Établir un dialogue entre art et philosophie, l’ambition des Aventures de la vérité peut paraître vaste. Cette galerie personnelle, composée d’une centaine d’œuvres de toutes les époques et de tous les genres où la sculpture côtoie la peinture, le dessin et le cinéma, se présente volontiers comme un récit, récit des relations tumultueuses entre deux prétentions au vrai qui n’ont eu de cesse de s’opposer, de s’affronter et de se féconder à travers le temps. Histoire de l’art et histoire de la vérité qui, sous la plume de l’auteur, deviennent une seule et même chose.
De larges extraits du Journal tenu par Bernard-Henri Lévy accompagnent le catalogue et révèlent les dessous de l’élaboration de l’exposition. Sans oublier une lettre du philosophe à Olivier Kaeppelin, directeur de la fondation. Les aventures artistiques de l’auteur évoquent immédiatement le « musée imaginaire » de Malraux. Lévy rejette pourtant le terme et affirme sacrifier parfois l’intérêt personnel à la cohérence d’ensemble de son projet, où la réflexion philosophique demeure centrale. Tandis que certaines œuvres sont une référence directe et ludique à la philosophie, tels Les Philosophes de Miroou encore le très provocateur Worldwide trash (thanks for nothing Hegel) de Paul Chan, d’autres dévoilent des significations plus inattendues et détournées.
Le récit se déroule en six séquences ou six « stations », comme on parlerait de stations de train, six arrêts sur un « voyage pictophilosophique » allant du rejet des artistes hors de la cité platonicienne au dialogue complexe entre philosophie et art contemporain. L’histoire cependant, loin d’être seulement linéaire, est l’occasion d’une confrontation permanente entre les classiques et les modernes. Qui fait se rapprocher Platon et Huang Yong Ping, Hegel et Magritte, Nietzsche et Max Ernst.
Que ressort-il en dernière instance de cette confrontation ? A travers le parcours proposé par Lévy s’esquisse une victoire de la création artistique sur la philosophie. Après des siècles de mise à l’écart, l’art acquiert progressivement ses lettres de noblesse et devient la nouvelle forme moderne de la pensée. Paradoxe ultime donc, le philosophe semble s’incliner devant l’artiste.

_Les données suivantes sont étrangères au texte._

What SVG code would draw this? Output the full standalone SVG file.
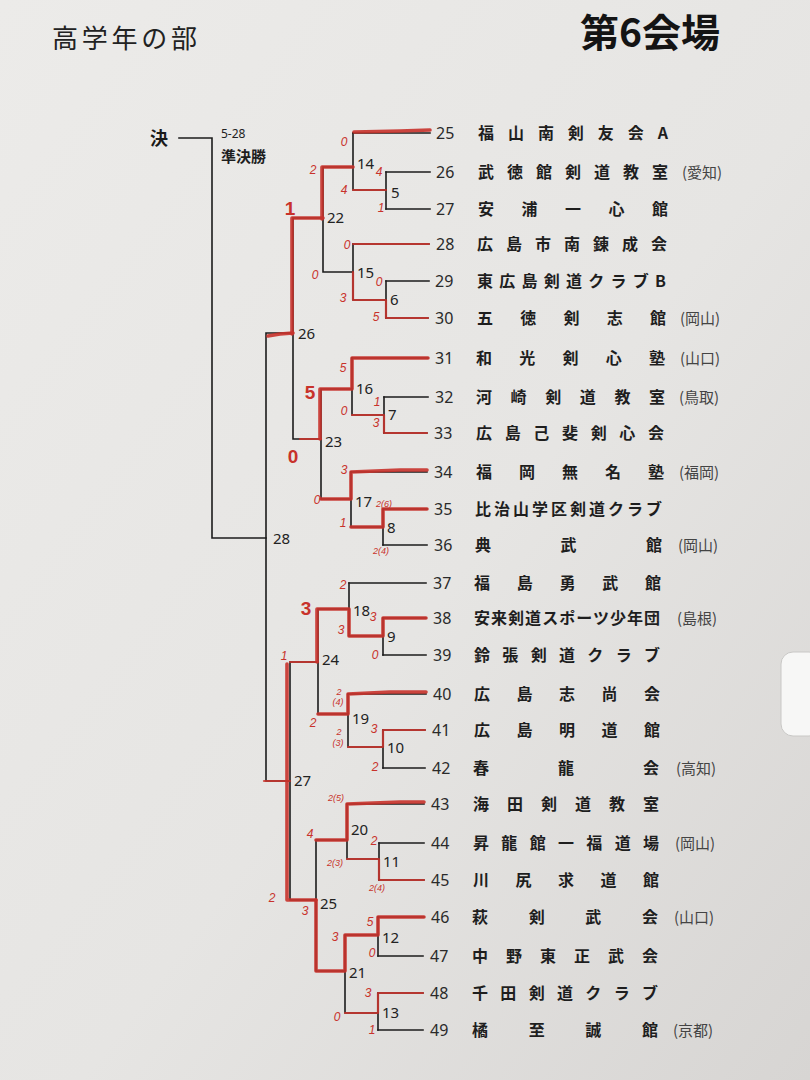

Malgré les efforts de composition retracés dans les pages de son journal, l’auteur lui-même écarte toute tentation démiurgique, refusant de se poser en « commissaire » de l’exposition, encore moins en artiste. Il laisse ainsi les œuvres à une certaine liberté, infléchie seulement par la nécessité de la démonstration philosophique. Les Aventures de la vérité ont ainsi quelque chose d’un work in progress, révélateur des tâtonnements de son auteur, des interrogations que suscitent les œuvres et leur disposition. Tel un musée virtuel en train de s’élaborer.